─── SOURCE DATA

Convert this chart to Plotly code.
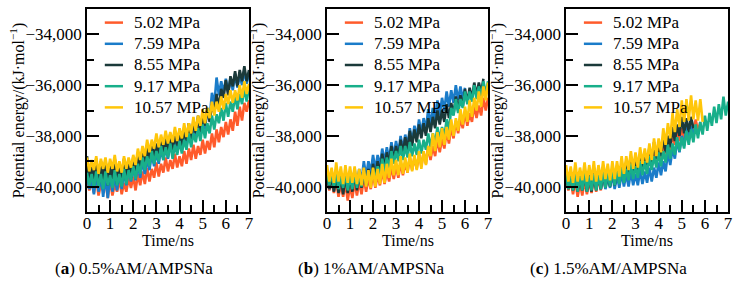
import plotly.graph_objects as go

TIME = [0.0, 0.1, 0.2, 0.3, 0.4, 0.5, 0.6, 0.7, 0.8, 0.9, 1.0, 1.1, 1.2, 1.3, 1.4, 1.5, 1.6, 1.7, 1.8, 1.9,
        2.0, 2.1, 2.2, 2.3, 2.4, 2.5, 2.6, 2.7, 2.8, 2.9, 3.0, 3.1, 3.2, 3.3, 3.4, 3.5, 3.6, 3.7, 3.8, 3.9,
        4.0, 4.1, 4.2, 4.3, 4.4, 4.5, 4.6, 4.7, 4.8, 4.9, 5.0, 5.1, 5.2, 5.3, 5.4, 5.5, 5.6, 5.7, 5.8, 5.9,
        6.0, 6.1, 6.2, 6.3, 6.4, 6.5, 6.6, 6.7, 6.8, 6.9, 7.0]

SERIES_NAMES = ["5.02 MPa", "7.59 MPa", "8.55 MPa", "9.17 MPa", "10.57 MPa"]
COLORS = ["#FF5B2B", "#1A7CC9", "#1B3A3A", "#18AF8A", "#FFC60A"]
PANEL_CAPTIONS = ["(<b>a</b>) 0.5%AM/AMPSNa", "(<b>b</b>) 1%AM/AMPSNa", "(<b>c</b>) 1.5%AM/AMPSNa"]

# ---------- panel (a) 0.5%AM/AMPSNa ----------
A_502 = [-39650, -40150, -39800, -40250, -39650, -40350, -39900, -40150, -39750, -40450,
         -39750, -40350, -39900, -40200, -39700, -40300, -39850, -40200, -39650, -40050,
         -39600, -40150, -39500, -39950, -39400, -39900, -39250, -39800, -39300, -39650,
         -39050, -39600, -39100, -39450, -38850, -39400, -38950, -39300, -38700, -39250,
         -38800, -39200, -38600, -39100, -38500, -38950, -38350, -38900, -38400, -38750,
         -38150, -38700, -38200, -38550, -37900, -38450, -37750, -38250, -37650, -38050,
         -37450, -37950, -37350, -37800, -37050, -37600, -36850, -37400, -36700, -37050, -36600]
A_759 = [-39500, -40100, -39700, -40300, -39450, -40200, -39550, -40400, -39600, -40450,
         -39500, -40200, -39600, -40150, -39400, -40100, -39450, -39950, -39300, -39800,
         -39250, -39750, -39150, -39650, -38950, -39500, -38900, -39350, -38700, -39200,
         -38650, -39100, -38500, -38950, -38450, -38900, -38300, -38700, -38200, -38650,
         -38150, -38600, -37950, -38400, -37850, -38250, -37650, -38050, -37500, -37900,
         -37300, -37750, -36950, -37350, -36300, -36800, -35700, -36400, -35850, -36300,
         -35750, -36250, -35750, -36200, -35550, -36100, -35600, -36000, -35400, -35950, -35500]
A_855 = [-38800, -39900, -39050, -39850, -38900, -40000, -39000, -39800, -38950, -39950,
         -39050, -39750, -38900, -39900, -39050, -39800, -38900, -39750, -38950, -39650,
         -38850, -39550, -38750, -39350, -38500, -39250, -38450, -39000, -38250, -38950,
         -38300, -38800, -38100, -38750, -38100, -38600, -37900, -38550, -37950, -38400,
         -37800, -38400, -37750, -38200, -37500, -38150, -37450, -37900, -37200, -37850,
         -37150, -37600, -36900, -37450, -36750, -37100, -36350, -36900, -36150, -36500,
         -35800, -36400, -35650, -36050, -35450, -36050, -35400, -35850, -35250, -35850, -35400]
A_917 = [-39450, -39950, -39500, -40050, -39400, -40000, -39500, -40100, -39400, -39950,
         -39550, -40050, -39350, -39950, -39500, -40000, -39300, -39900, -39350, -39750,
         -39200, -39700, -39100, -39500, -38850, -39350, -38800, -39200, -38600, -39100,
         -38600, -39000, -38400, -38950, -38450, -38850, -38300, -38900, -38350, -38750,
         -38200, -38700, -38150, -38550, -37900, -38450, -37900, -38250, -37700, -38200,
         -37550, -38100, -37500, -37900, -37200, -37750, -37150, -37500, -36900, -37400,
         -36700, -37250, -36650, -37050, -36400, -36950, -36350, -36750, -36100, -36650, -36050]
A_1057 = [-38850, -39400, -38950, -39350, -38800, -39500, -38900, -39300, -38850, -39450,
          -38900, -39300, -38750, -39400, -39000, -39450, -38800, -39300, -38850, -39250,
          -38750, -39150, -38500, -38950, -38400, -38800, -38150, -38650, -38150, -38500,
          -37900, -38450, -37950, -38350, -37800, -38300, -37850, -38250, -37650, -38200,
          -37700, -38100, -37500, -38050, -37500, -37900, -37250, -37800, -37200, -37600,
          -36950, -37500, -36900, -37300, -36650, -37200, -36650, -37050, -36450, -36950,
          -36350, -36750, -36200, -36700, -36200, -36600, -36000, -36500, -35850, -36350, -35950]

# ---------- panel (b) 1%AM/AMPSNa ----------
B_502 = [-39650, -40150, -39800, -40250, -39750, -40400, -39900, -40400, -39850, -40550,
         -39950, -40450, -39800, -40350, -39800, -40300, -39650, -40200, -39650, -40100,
         -39500, -40050, -39550, -39950, -39350, -39900, -39400, -39800, -39200, -39700,
         -39200, -39650, -39050, -39550, -39050, -39450, -38850, -39350, -38850, -39300,
         -38700, -39200, -38650, -39100, -38400, -38950, -38400, -38800, -38100, -38650,
         -38100, -38500, -37800, -38300, -37650, -38100, -37400, -37900, -37300, -37700,
         -37050, -37600, -37100, -37450, -36800, -37300, -36800, -37200, -36500, -37000, -36500]
B_759 = [-39500, -40100, -39600, -40150, -39400, -40050, -39600, -40200, -39450, -40100,
         -39500, -40050, -39300, -39900, -39300, -39800, -39000, -39600, -39000, -39450,
         -38750, -39350, -38750, -39200, -38500, -39050, -38450, -38950, -38250, -38800,
         -38200, -38700, -38000, -38550, -37950, -38400, -37700, -38250, -37600, -38050,
         -37350, -37900, -37300, -37750, -36950, -37550, -36900, -37400, -36600, -37200,
         -36500, -37000, -36250, -36850, -36200, -36700, -36000, -36600, -36050, -36550, -36100]
B_855 = [-39450, -40100, -39550, -40200, -39500, -40250, -39550, -40300, -39550, -40250,
         -39600, -40200, -39450, -40150, -39500, -40050, -39300, -39950, -39300, -39850,
         -39100, -39700, -39000, -39500, -38700, -39300, -38650, -39100, -38400, -39000,
         -38400, -38900, -38150, -38700, -38050, -38550, -37800, -38400, -37750, -38250,
         -37550, -38100, -37500, -38000, -37300, -37850, -37250, -37700, -37000, -37550,
         -37000, -37450, -36750, -37300, -36700, -37150, -36450, -37000, -36400, -36850,
         -36150, -36700, -36100, -36550, -35900, -36400, -35900, -36300, -35750]
B_917 = [-39450, -39950, -39450, -40050, -39450, -40100, -39600, -40050, -39450, -40150,
         -39600, -40100, -39450, -40050, -39500, -40000, -39350, -39950, -39400, -39850,
         -39300, -39750, -39200, -39600, -38900, -39450, -38850, -39250, -38600, -39100,
         -38600, -39000, -38400, -38950, -38400, -38850, -38250, -38800, -38300, -38750,
         -38150, -38700, -38150, -38550, -37900, -38450, -37900, -38300, -37650, -38150,
         -37650, -38050, -37350, -37800, -36900, -37200, -36550, -37100, -36550, -36900,
         -36250, -36750, -36250, -36650, -36000, -36550, -36050, -36450, -35850, -36350, -35850]
B_1057 = [-39150, -39800, -39250, -39850, -39050, -39800, -39200, -39900, -39150, -39850,
          -39200, -39850, -39200, -39900, -39300, -39950, -39250, -40000, -39350, -40050,
          -39250, -40000, -39300, -39900, -39100, -39850, -39100, -39650, -38900, -39550,
          -38950, -39550, -38800, -39500, -38850, -39450, -38700, -39400, -38750, -39350,
          -38600, -39300, -38600, -39150, -38400, -38800, -37900, -38600, -37850, -38450,
          -37700, -38350, -37650, -38150, -37350, -38000, -37300, -37800, -36950, -37550,
          -36850, -37450, -36600, -37250, -36500, -37000, -36250, -36850, -36050, -36600, -35900]

# ---------- panel (c) 1.5%AM/AMPSNa ----------
C_502 = [-39650, -40150, -39750, -40300, -39750, -40400, -39850, -40350, -39700, -40300,
         -39750, -40250, -39600, -40200, -39650, -40150, -39500, -40050, -39550, -39950,
         -39400, -39950, -39450, -39850, -39250, -39800, -39300, -39700, -39050, -39600,
         -39100, -39500, -38900, -39400, -38850, -39300, -38650, -39150, -38600, -39000,
         -38400, -38900, -38300, -38700, -38000, -38550, -37950, -38350, -37700, -38200,
         -37700, -38100, -37500, -38000, -37500, -37950, -37350, -37850, -37450]
C_759 = [-39450, -39950, -39550, -40050, -39450, -40100, -39600, -40050, -39450, -40100,
         -39600, -40100, -39500, -40050, -39600, -40100, -39500, -40100, -39600, -40050,
         -39500, -40100, -39550, -40050, -39450, -40000, -39500, -40000, -39400, -39950,
         -39500, -39950, -39350, -39900, -39400, -39850, -39250, -39800, -39250, -39650,
         -39050, -39550, -39000, -39400, -38650, -39150, -38500, -38900, -38150, -38650,
         -38000, -38400, -37650, -38100, -37600, -38000, -37600]
C_855 = [-39450, -40100, -39550, -40150, -39400, -40200, -39550, -40150, -39500, -40200,
         -39550, -40200, -39450, -40150, -39500, -40100, -39350, -40050, -39400, -40000,
         -39300, -39950, -39300, -39800, -39100, -39700, -39050, -39550, -38850, -39450,
         -38900, -39400, -38700, -39300, -38700, -39150, -38450, -39050, -38250, -38900,
         -38400, -38800, -38100, -38650, -38000, -38450, -37650, -38200, -37550, -38000,
         -37250, -37900, -37300, -37850, -37250, -37700]
C_917 = [-39500, -40100, -39600, -40150, -39450, -40200, -39600, -40150, -39450, -40200,
         -39600, -40150, -39500, -40150, -39550, -40100, -39400, -40050, -39450, -40000,
         -39350, -39950, -39400, -39900, -39250, -39850, -39300, -39750, -39100, -39700,
         -39200, -39650, -39000, -39550, -39000, -39500, -38800, -39350, -38800, -39250,
         -38650, -39200, -38600, -39050, -38350, -38900, -38300, -38750, -38050, -38600,
         -38050, -38500, -37800, -38350, -37750, -38250, -37550, -38100, -37450, -37950,
         -37200, -37800, -37100, -37600, -36850, -37500, -36750, -37350, -36450, -37200, -36650]
C_1057 = [-39150, -39800, -39200, -39850, -39050, -39800, -39250, -39750, -39050, -39800,
          -39150, -39750, -39000, -39800, -39150, -39750, -39000, -39700, -39100, -39750,
          -39000, -39700, -39000, -39600, -38800, -39500, -38800, -39350, -38600, -39300,
          -38650, -39250, -38450, -39100, -38500, -39050, -38300, -38950, -38100, -38800,
          -38100, -38650, -37700, -38350, -37500, -38100, -37100, -37850, -36950, -37650,
          -36600, -37450, -36550, -37400, -36400, -37350, -36600, -37400, -36550, -37450]

PANELS = [
    [A_502, A_759, A_855, A_917, A_1057],
    [B_502, B_759, B_855, B_917, B_1057],
    [C_502, C_759, C_855, C_917, C_1057],
]

Y_RANGE = [-41000, -33000]
X_RANGE = [0, 7]
Y_TICKS = [-40000, -38000, -36000, -34000]
X_TICKS = [0, 1, 2, 3, 4, 5, 6, 7]

W, H = 740, 282
FONT = "Liberation Serif, Times New Roman, serif"
PANEL_PX = [(84, 248), (327, 490), (569, 733)]
TOP_PX, BOT_PX = 9, 212


def px(x):
    return x / W


def py(y):
    return 1 - y / H


fig = go.Figure()
for p, series in enumerate(PANELS):
    sfx = "" if p == 0 else str(p + 1)
    lg = "legend" if p == 0 else "legend" + str(p + 1)
    for name, color, vals in zip(SERIES_NAMES, COLORS, series):
        fig.add_trace(go.Scatter(
            x=TIME[:len(vals)], y=vals, mode="lines", name=name,
            line=dict(color=color, width=2.6), showlegend=False,
            xaxis="x" + sfx, yaxis="y" + sfx, hoverinfo="skip"))
    for name, color in zip(SERIES_NAMES, COLORS):
        fig.add_trace(go.Scatter(
            x=[None], y=[None], mode="markers",
            name='<span style="font-size:17px">' + name + '</span>',
            marker=dict(symbol="line-ew", size=13, color=color,
                        line=dict(color=color, width=2.5)),
            showlegend=True, legend=lg, xaxis="x" + sfx, yaxis="y" + sfx))

layout = dict(
    width=W, height=H, margin=dict(l=0, r=0, t=0, b=0),
    paper_bgcolor="white", plot_bgcolor="white",
    font=dict(family=FONT, size=16, color="black"),
    showlegend=True,
)
axis_common = dict(showline=True, linecolor="black", linewidth=1.5, mirror=True,
                   showgrid=False, zeroline=False, ticks="inside", ticklen=12,
                   tickwidth=1.5, tickcolor="black",
                   tickfont=dict(family=FONT, size=17, color="black"))
for p, (l, r) in enumerate(PANEL_PX):
    sfx = "" if p == 0 else str(p + 1)
    layout["xaxis" + sfx] = dict(
        axis_common, domain=[px(l), px(r)], range=X_RANGE, anchor="y" + sfx,
        tickvals=X_TICKS, ticktext=[str(v) for v in X_TICKS], ticklabelstandoff=-5,
        minor=dict(dtick=0.5, tick0=0, ticks="inside", ticklen=7, tickwidth=1.5, tickcolor="black"))
    layout["yaxis" + sfx] = dict(
        axis_common, domain=[py(BOT_PX), py(TOP_PX)], range=Y_RANGE, anchor="x" + sfx,
        tickvals=Y_TICKS, tickformat=",d",
        minor=dict(dtick=1000, tick0=-41000, ticks="inside", ticklen=7, tickwidth=1.5, tickcolor="black"))
    lg = "legend" if p == 0 else "legend" + str(p + 1)
    layout[lg] = dict(x=px(l + 7), y=py(TOP_PX - 2), xanchor="left", yanchor="top",
                      bgcolor="rgba(0,0,0,0)", borderwidth=0,
                      font=dict(family=FONT, size=14, color="black"),
                      tracegroupgap=0, itemwidth=30)
fig.update_layout(**layout)

for p, (l, r) in enumerate(PANEL_PX):
    fig.add_annotation(text="Time/ns", xref="paper", yref="paper", x=px((l + r) / 2), y=py(240),
                       showarrow=False, font=dict(family=FONT, size=16), xanchor="center", yanchor="middle")
    fig.add_annotation(text="Potential energy/(kJ·mol<sup>−1</sup>)", xref="paper", yref="paper",
                       x=px(l - 70), y=py((TOP_PX + BOT_PX) / 2), textangle=-90, showarrow=False,
                       font=dict(family=FONT, size=16), xanchor="center", yanchor="middle")
    fig.add_annotation(text=PANEL_CAPTIONS[p], xref="paper", yref="paper",
                       x=px([132, 372, 612][p]), y=py(268), showarrow=False,
                       font=dict(family=FONT, size=17), xanchor="center", yanchor="middle")

fig.write_html("out.html")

──────

■ **TASK BRIEF**: Reproduce exactly the run of lines that opens the listing and closes with the line holding "import plotly.graph_objects as go". Pictures are excluded.

■ **WRITTEN SOLUTION**:
Convert this chart to Plotly code.
import plotly.graph_objects as go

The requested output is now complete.